9 Haziran 2017 Cuma

V



İslam’ın ilerleyişi Osmanlının çöküşe geçmesiyle kesilmişti. Osmanlı; Mekke ve Medine’de başlayan İslam teşekkülünün son sınıra erdirilmiş halidir. Osmanlıdan sonra İslam ilerlemedi, gerilemeye başladı.

Kurtuluş Savaşı ile bu gerileme, Anadolu’da sabitlendi. Fakat vesayet ile yönetilen bir ülke konumuna düştüğümüz için bu sabitlenme teması pek anlaşılamadı. 15 Temmuz Direniş ile bu durum idrak edildi ve tekrar ilerleme ruhuna geçiş yapıldı.

Bugün İslam topraklarında meydana gelen krizlerin anahtarını çözecek altın bir kilit gibi durması bundan 15 Temmuz Direnişi’nin.

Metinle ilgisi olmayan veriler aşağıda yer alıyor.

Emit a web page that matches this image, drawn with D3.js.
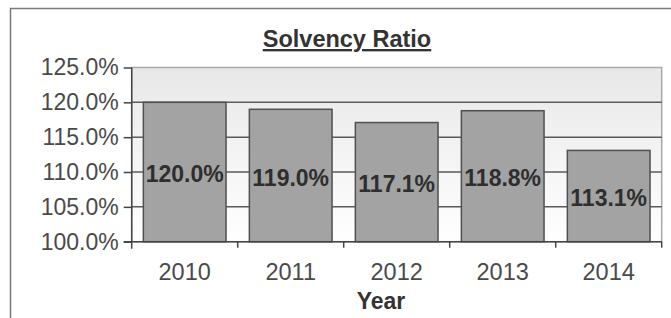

15 Temmuz Direnişi, çağımızda birçok ülkeye ilham vermiş görünüyor.  Örneğin Katar’ın ABD’nin öncülüğünde kurulan vesayet ideolojine hizmet etmeğe rest çekmesini sağlayan şey aslında 15 Temmuz Direnişi ruhunun derinliklerinde yatmaktadır. Diğer başka İslami oluşumların da bu tema etrafında beslenebileceği bir  prototip olarak durmaktadır, bu ruh. Üstelik bu prototipin, Batılı sömürüye karşı koyan ilk modern örnek olması dikkat çekicidir.

Hemen güneyimizde yer alan güvenli bölgelerin kurulmasında, oradaki Müslümanların en azından yeni bir siyasi organizeye geçmesinin temelinde 15 Temmuz Direniş ruhuna duyulan güven yatmaktadır yine.

Katar da son tahlil de Batılı sömürgeye karşı çıkarak 15 Temmuz Direnişi ruhuna uyum sağlamış görünüyor.

15 Temmuz Direniş ruhu, yeni bir yapılanma olarak siyaset sahasındaki konumunu bundan sonraki yıllarda daha da konuşturacaktır. Etki sahasını genişletecektir.